Kedua, pendidikan. Kualitas universitas mesti ditingkatkan sehingga bisa berbicara di tingkat Asia. India saja bisa, mengapa Indonesia tidak? Dengan dana pendidikan yang mencapai 20% APBN, saya kira mungkin untuk membangun prasarana sekolah, laboratorium, pusat penelitian, dan meningkatkan kualitas tenaga pendidik. Pusat-pusat penelitian mesti dikembangkan tersebar di segenap penjuru negeri, supaya terjadi persaingan di antara pusat penelitian dalam negeri. Tak hanya ilmu alam, ilmu sosial, budaya, dan seni pun mesti dikembangkan. Tak perlu banyak studi banding, uangnya lebih baik untuk memberi beasiswa keluar negeri. Kazakhstan tiap tahun mengirim banyak sekali mahasiswa ke segenap penjurun dunia. Padahal Kazakhstan hanya berpenduduk 16 juta, kalah banyak dengan penduduk Jabodetabek. Kualitas pendidikan mesti diratakan di seantero negeri, maka adanya ujian nasional adalah tak terelakkan. Hal ini tak bisa terlihat dalam jangka pendek, tapi manfaatnya akan terlihat dalam jangka panjang.

Ketiga, keamanan. Baik tindak kriminal maupun keamanan lalu-lintas. Keamanan penerbangan mesti diutamakan, mengingat kebanyakan turis datang lewat udara. Mesti pula dibuka jalur-jalur penerbangan ke tempat-tempat wisata. Bila tak ada bandara, buat bandara baru! Supaya tak perlu menghabiskan waktu di perjalanan laut/darat. Bila sudah demikian, tinggal mengajak investor untuk membangun resort atau hotel di tempat-tempat wisata, maka pelancong pun akan berdatangan sendiri.

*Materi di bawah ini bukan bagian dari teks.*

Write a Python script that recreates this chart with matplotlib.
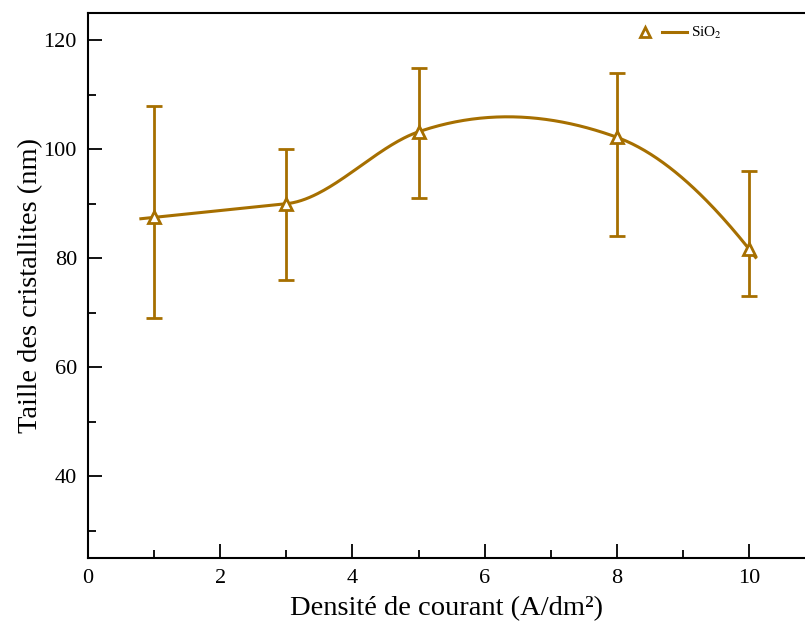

Selebihnya seperti banjir atau air bersih, tiap pemerintah daerah mesti didorong untuk menyediakannya sendiri. Kesehatan masyarakat, polusi, saya kira bisa dinomorduakan dulu, mengingat tak bisa semua hal dijalankan dengan kekuatan penuh. Sekian saja dulu, kalau ada ide kulanjutkan lagi. Ada masukan?